WORK TO COMPLETE:
Start at the line that contains "Output the Python", stop at the line that contains "134.6, 135.5]", and repeat every line in that span, those two included, with no pictures.

□ □ □ □

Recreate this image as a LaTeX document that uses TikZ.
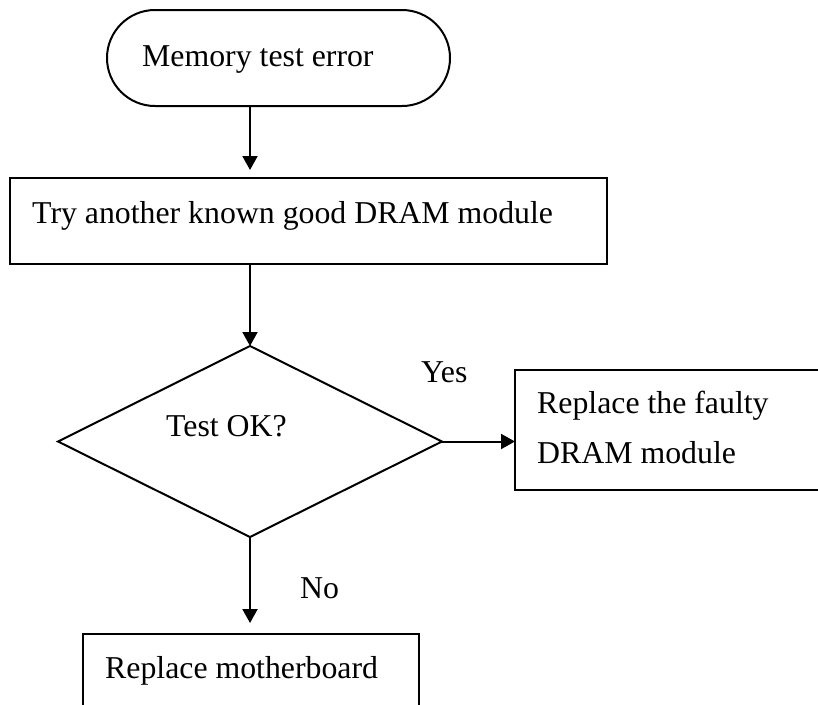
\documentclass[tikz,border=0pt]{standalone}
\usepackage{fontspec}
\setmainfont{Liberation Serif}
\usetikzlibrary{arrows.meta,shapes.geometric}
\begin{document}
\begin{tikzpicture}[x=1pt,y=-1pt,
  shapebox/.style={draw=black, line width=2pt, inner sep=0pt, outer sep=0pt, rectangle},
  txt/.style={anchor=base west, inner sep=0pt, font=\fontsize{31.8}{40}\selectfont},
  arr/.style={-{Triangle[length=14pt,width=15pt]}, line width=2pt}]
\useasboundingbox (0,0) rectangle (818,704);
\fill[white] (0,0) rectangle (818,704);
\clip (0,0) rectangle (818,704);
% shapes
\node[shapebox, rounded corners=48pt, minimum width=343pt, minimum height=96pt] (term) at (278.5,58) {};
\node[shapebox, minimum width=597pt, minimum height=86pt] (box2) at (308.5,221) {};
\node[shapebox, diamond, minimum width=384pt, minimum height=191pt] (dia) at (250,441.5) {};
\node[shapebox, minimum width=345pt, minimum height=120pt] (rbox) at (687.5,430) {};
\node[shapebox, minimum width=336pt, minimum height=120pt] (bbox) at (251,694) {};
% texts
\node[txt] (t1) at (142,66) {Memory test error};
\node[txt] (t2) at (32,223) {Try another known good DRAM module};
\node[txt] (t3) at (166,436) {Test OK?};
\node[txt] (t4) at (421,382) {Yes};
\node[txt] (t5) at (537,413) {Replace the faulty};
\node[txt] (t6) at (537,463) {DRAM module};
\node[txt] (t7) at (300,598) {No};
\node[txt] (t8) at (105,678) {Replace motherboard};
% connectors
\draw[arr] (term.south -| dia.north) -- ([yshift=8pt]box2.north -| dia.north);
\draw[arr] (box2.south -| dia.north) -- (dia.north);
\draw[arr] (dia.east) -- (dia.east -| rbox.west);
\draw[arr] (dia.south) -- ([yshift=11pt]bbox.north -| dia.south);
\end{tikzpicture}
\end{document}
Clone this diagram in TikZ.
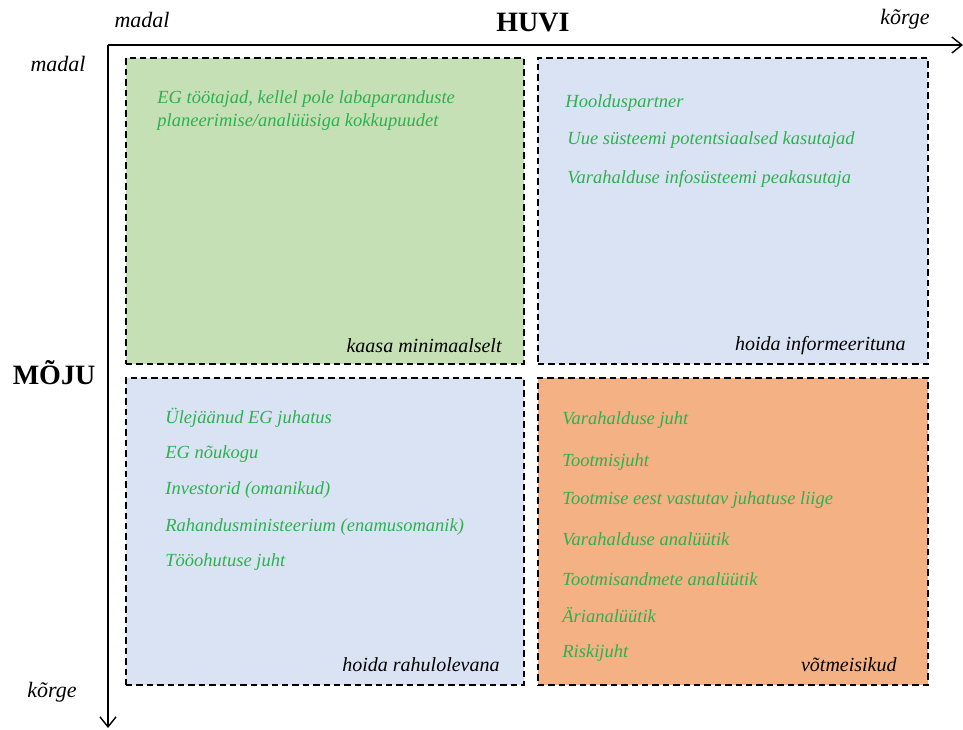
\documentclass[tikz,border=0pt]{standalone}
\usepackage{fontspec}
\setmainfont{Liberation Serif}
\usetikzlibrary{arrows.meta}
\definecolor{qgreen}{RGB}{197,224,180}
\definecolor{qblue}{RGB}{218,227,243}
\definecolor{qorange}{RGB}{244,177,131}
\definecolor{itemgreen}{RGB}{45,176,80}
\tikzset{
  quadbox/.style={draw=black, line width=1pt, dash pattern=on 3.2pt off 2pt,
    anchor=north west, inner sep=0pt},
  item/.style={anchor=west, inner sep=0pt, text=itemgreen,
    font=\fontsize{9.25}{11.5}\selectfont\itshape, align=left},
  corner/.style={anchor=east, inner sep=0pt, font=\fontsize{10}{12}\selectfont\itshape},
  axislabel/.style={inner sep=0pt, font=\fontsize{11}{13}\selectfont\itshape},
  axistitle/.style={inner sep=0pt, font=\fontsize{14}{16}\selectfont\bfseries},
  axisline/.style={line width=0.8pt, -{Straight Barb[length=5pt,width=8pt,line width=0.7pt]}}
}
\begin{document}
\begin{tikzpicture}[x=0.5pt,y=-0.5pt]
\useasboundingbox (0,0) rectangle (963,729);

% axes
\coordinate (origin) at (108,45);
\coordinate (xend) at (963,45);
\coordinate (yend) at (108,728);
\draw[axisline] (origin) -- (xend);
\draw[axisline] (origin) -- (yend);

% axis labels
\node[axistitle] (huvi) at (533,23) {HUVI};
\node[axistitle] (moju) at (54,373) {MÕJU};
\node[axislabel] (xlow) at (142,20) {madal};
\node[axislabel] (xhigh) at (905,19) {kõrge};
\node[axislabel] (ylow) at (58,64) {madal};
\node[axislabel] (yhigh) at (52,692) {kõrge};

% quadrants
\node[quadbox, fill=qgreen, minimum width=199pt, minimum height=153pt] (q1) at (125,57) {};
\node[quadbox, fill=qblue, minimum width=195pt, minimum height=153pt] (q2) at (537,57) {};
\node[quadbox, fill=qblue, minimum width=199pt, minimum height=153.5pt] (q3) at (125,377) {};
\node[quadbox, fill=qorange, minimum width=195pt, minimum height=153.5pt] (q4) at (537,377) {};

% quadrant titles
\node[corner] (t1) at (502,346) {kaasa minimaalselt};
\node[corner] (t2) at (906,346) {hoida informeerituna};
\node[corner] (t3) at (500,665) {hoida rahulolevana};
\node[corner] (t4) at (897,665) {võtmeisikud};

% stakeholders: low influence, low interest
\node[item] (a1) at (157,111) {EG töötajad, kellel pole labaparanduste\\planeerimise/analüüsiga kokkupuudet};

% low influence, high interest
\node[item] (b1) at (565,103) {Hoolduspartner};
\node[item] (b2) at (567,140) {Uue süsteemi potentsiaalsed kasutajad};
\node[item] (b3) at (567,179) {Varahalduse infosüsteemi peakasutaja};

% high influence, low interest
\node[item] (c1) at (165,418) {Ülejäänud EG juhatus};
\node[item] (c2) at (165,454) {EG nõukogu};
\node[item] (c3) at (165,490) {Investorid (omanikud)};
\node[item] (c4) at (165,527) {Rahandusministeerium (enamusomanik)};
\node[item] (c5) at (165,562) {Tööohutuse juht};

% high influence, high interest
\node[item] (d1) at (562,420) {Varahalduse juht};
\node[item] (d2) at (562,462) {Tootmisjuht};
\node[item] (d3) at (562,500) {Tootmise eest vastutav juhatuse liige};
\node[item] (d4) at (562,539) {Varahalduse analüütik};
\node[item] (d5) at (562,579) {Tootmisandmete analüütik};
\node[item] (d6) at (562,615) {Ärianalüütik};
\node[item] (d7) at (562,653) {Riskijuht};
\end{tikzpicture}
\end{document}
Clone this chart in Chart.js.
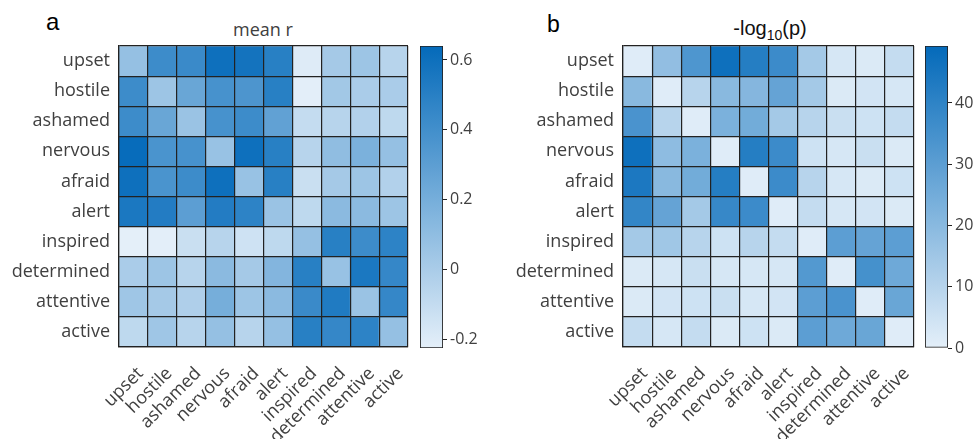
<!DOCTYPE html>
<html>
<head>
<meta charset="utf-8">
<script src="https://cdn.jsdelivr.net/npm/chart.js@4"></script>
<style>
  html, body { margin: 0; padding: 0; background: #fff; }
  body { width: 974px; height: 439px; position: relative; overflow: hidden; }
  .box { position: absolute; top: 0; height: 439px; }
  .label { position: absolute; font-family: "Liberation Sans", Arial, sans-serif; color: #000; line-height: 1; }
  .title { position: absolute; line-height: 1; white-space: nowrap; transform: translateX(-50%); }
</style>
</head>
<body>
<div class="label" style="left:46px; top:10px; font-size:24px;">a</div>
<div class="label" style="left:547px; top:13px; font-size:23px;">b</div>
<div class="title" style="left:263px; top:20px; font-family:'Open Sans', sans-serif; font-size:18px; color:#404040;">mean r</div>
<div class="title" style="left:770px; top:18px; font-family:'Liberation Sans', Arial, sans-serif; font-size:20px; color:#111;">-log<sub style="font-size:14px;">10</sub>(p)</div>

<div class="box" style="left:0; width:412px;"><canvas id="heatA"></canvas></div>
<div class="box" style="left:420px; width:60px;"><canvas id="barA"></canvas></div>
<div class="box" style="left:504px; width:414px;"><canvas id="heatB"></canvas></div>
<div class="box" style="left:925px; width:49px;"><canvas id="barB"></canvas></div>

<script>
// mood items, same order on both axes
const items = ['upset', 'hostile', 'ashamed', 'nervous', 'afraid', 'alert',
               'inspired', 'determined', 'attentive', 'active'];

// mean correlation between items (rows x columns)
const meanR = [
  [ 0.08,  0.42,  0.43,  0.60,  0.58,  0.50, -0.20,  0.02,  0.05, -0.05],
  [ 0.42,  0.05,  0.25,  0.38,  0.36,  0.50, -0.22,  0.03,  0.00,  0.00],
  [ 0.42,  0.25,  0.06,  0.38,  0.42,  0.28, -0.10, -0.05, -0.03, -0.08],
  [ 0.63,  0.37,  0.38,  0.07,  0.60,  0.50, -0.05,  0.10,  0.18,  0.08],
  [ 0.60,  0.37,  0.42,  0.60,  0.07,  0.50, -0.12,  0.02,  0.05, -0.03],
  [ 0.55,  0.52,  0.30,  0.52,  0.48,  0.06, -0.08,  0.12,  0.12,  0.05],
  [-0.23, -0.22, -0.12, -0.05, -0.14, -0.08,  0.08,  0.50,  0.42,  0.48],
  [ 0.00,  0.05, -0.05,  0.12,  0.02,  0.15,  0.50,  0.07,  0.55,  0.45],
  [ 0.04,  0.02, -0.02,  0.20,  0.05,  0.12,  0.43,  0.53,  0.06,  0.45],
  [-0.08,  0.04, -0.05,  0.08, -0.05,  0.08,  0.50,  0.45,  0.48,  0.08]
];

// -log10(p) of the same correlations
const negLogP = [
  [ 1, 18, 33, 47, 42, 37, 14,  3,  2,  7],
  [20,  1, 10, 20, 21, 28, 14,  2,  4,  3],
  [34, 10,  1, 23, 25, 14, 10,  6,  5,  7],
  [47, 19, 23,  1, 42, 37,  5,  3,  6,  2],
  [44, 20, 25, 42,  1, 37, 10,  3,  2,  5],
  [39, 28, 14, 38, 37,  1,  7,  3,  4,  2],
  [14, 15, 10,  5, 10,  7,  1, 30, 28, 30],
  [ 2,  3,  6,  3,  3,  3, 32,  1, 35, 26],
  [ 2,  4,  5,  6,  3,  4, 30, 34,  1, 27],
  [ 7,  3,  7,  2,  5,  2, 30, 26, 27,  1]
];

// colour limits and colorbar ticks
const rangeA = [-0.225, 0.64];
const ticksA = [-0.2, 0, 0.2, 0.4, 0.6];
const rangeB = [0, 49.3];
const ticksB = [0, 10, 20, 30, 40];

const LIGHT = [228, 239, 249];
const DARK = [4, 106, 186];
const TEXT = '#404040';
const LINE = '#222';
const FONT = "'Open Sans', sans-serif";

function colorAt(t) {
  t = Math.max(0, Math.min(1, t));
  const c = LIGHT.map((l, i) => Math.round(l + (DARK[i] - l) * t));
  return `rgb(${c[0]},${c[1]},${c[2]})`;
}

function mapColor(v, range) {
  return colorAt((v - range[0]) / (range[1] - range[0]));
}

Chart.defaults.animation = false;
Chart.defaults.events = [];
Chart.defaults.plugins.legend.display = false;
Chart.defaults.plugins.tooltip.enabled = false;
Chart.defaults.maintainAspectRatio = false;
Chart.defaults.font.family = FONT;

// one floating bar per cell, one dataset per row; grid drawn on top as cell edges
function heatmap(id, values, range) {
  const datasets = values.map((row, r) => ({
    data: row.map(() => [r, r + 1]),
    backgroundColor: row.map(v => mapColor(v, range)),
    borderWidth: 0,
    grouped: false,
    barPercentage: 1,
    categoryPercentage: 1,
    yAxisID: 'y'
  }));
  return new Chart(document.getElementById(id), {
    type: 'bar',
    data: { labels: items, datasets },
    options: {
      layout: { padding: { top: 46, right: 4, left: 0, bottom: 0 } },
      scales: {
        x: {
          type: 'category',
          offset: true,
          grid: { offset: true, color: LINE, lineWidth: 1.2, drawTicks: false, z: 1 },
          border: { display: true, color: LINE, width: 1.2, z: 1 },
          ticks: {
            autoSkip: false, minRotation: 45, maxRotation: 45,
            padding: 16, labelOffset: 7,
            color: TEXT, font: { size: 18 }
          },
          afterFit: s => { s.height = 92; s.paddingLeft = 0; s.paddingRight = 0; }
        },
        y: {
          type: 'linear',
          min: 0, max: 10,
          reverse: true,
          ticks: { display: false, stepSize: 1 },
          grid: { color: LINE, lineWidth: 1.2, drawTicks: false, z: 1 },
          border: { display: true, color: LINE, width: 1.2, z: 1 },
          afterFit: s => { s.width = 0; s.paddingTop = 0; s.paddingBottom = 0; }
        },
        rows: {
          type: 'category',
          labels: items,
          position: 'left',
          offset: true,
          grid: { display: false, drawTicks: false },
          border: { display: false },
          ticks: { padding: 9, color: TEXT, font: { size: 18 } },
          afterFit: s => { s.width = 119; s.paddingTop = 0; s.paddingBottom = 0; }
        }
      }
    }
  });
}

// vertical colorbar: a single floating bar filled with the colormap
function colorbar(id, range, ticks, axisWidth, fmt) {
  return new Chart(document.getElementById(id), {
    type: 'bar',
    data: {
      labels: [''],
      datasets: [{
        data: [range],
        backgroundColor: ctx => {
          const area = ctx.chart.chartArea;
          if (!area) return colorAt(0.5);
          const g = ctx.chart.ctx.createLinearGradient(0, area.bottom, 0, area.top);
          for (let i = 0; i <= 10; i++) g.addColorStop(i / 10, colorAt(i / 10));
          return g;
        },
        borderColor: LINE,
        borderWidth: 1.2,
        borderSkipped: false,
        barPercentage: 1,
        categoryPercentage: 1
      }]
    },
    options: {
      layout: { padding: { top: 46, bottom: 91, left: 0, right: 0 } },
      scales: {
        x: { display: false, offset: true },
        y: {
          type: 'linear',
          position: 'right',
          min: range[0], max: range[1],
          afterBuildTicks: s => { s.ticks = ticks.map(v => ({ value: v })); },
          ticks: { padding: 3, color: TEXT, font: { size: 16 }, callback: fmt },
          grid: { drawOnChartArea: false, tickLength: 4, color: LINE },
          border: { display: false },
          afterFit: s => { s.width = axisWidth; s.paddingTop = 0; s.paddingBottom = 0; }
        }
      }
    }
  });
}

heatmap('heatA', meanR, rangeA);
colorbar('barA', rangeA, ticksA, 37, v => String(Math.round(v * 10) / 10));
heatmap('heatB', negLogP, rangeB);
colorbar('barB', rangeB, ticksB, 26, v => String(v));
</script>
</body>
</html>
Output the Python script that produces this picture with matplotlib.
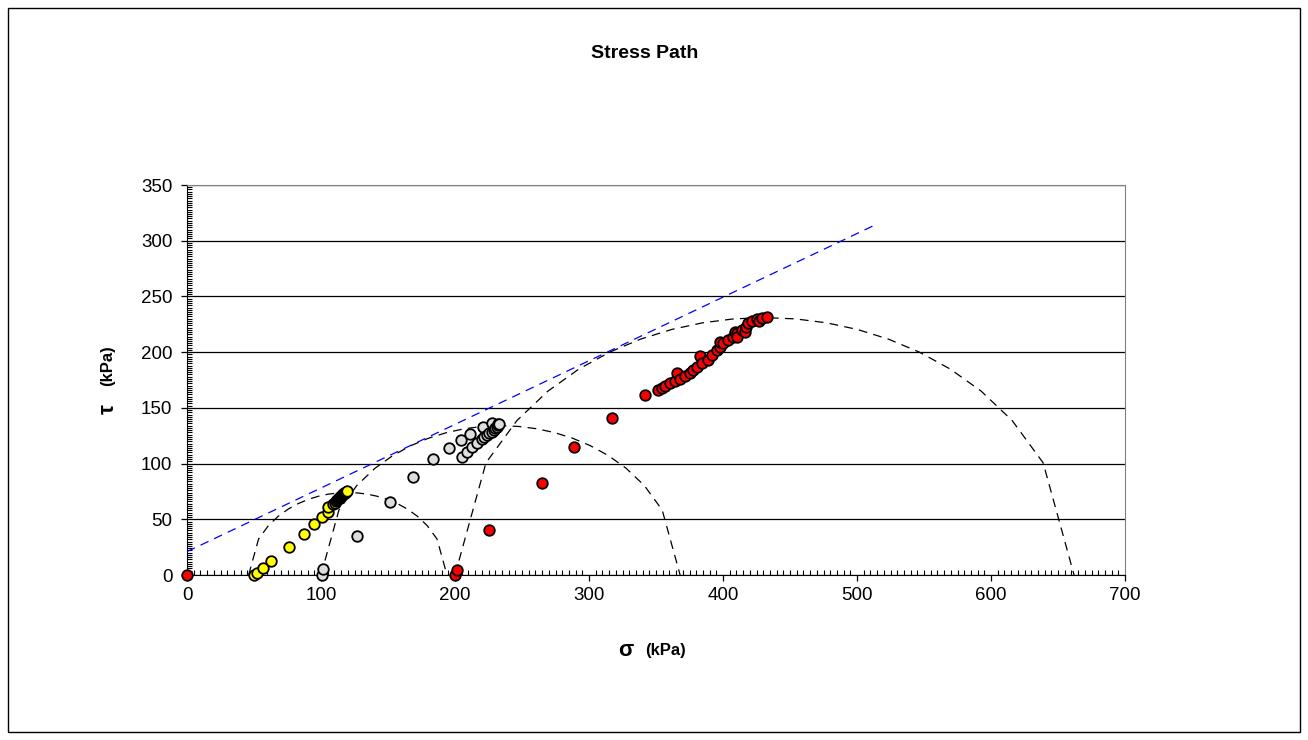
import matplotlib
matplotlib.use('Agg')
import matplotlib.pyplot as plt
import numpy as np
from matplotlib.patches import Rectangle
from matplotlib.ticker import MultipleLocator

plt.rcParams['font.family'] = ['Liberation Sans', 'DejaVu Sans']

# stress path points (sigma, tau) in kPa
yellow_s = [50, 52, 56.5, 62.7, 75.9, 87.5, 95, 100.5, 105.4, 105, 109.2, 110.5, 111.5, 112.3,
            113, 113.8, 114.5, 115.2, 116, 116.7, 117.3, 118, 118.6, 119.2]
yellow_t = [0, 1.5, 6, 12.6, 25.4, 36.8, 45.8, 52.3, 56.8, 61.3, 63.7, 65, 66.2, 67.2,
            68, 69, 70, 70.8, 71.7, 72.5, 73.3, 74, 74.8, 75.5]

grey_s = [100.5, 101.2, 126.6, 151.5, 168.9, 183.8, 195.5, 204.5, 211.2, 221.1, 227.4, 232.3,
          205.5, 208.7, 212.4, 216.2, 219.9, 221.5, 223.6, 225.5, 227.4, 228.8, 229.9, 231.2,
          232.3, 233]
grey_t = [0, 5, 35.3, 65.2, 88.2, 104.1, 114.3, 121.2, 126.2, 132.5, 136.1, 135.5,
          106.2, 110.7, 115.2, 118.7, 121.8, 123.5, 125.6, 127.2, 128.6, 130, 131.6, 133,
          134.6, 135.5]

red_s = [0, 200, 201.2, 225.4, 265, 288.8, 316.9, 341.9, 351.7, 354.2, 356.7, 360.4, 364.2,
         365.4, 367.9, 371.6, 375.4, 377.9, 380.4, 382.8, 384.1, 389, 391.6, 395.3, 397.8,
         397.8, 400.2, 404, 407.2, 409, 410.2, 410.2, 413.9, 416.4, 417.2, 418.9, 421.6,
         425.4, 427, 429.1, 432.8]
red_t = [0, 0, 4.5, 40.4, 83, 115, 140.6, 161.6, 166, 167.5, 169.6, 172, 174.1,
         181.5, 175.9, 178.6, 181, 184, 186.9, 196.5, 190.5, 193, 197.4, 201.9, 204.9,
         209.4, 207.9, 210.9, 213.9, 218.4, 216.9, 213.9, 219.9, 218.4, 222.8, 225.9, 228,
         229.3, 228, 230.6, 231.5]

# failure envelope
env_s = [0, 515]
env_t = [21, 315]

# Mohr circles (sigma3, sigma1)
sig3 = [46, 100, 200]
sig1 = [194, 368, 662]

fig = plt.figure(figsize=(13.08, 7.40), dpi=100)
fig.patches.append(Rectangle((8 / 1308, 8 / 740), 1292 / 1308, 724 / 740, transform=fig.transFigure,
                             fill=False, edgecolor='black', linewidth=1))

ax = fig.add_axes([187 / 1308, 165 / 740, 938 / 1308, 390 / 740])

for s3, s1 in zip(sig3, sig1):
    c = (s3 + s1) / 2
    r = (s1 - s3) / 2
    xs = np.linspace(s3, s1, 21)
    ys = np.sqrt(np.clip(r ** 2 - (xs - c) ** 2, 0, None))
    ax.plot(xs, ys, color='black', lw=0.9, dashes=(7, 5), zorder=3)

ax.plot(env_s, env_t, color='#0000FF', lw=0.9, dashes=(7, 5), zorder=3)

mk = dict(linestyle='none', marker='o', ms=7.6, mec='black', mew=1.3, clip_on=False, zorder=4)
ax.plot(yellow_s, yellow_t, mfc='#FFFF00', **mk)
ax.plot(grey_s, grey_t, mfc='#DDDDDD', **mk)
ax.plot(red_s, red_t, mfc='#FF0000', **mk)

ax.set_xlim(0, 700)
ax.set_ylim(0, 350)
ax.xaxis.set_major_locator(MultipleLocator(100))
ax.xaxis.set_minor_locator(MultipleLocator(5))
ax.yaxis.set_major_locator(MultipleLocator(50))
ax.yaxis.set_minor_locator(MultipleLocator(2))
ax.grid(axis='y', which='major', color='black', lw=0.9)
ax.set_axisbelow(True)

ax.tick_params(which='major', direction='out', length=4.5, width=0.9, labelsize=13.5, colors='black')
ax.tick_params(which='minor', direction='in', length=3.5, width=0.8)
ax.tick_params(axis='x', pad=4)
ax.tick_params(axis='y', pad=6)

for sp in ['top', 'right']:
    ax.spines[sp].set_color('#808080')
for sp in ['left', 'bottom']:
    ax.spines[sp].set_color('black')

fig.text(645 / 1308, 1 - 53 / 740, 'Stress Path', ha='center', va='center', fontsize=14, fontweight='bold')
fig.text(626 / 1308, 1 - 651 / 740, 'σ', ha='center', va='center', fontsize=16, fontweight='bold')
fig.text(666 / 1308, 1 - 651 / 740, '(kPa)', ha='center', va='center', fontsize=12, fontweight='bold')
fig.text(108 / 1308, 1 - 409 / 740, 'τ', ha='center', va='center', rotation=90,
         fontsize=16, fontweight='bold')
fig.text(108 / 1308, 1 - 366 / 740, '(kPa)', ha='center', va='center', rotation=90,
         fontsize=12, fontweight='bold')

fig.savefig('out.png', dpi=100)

□ □ □ □

CORRECT ANSWER:
Output the Python script that produces this picture with matplotlib.
import matplotlib
matplotlib.use('Agg')
import matplotlib.pyplot as plt
import numpy as np
from matplotlib.patches import Rectangle
from matplotlib.ticker import MultipleLocator

plt.rcParams['font.family'] = ['Liberation Sans', 'DejaVu Sans']

# stress path points (sigma, tau) in kPa
yellow_s = [50, 52, 56.5, 62.7, 75.9, 87.5, 95, 100.5, 105.4, 105, 109.2, 110.5, 111.5, 112.3,
            113, 113.8, 114.5, 115.2, 116, 116.7, 117.3, 118, 118.6, 119.2]
yellow_t = [0, 1.5, 6, 12.6, 25.4, 36.8, 45.8, 52.3, 56.8, 61.3, 63.7, 65, 66.2, 67.2,
            68, 69, 70, 70.8, 71.7, 72.5, 73.3, 74, 74.8, 75.5]

grey_s = [100.5, 101.2, 126.6, 151.5, 168.9, 183.8, 195.5, 204.5, 211.2, 221.1, 227.4, 232.3,
          205.5, 208.7, 212.4, 216.2, 219.9, 221.5, 223.6, 225.5, 227.4, 228.8, 229.9, 231.2,
          232.3, 233]
grey_t = [0, 5, 35.3, 65.2, 88.2, 104.1, 114.3, 121.2, 126.2, 132.5, 136.1, 135.5,
          106.2, 110.7, 115.2, 118.7, 121.8, 123.5, 125.6, 127.2, 128.6, 130, 131.6, 133,
          134.6, 135.5]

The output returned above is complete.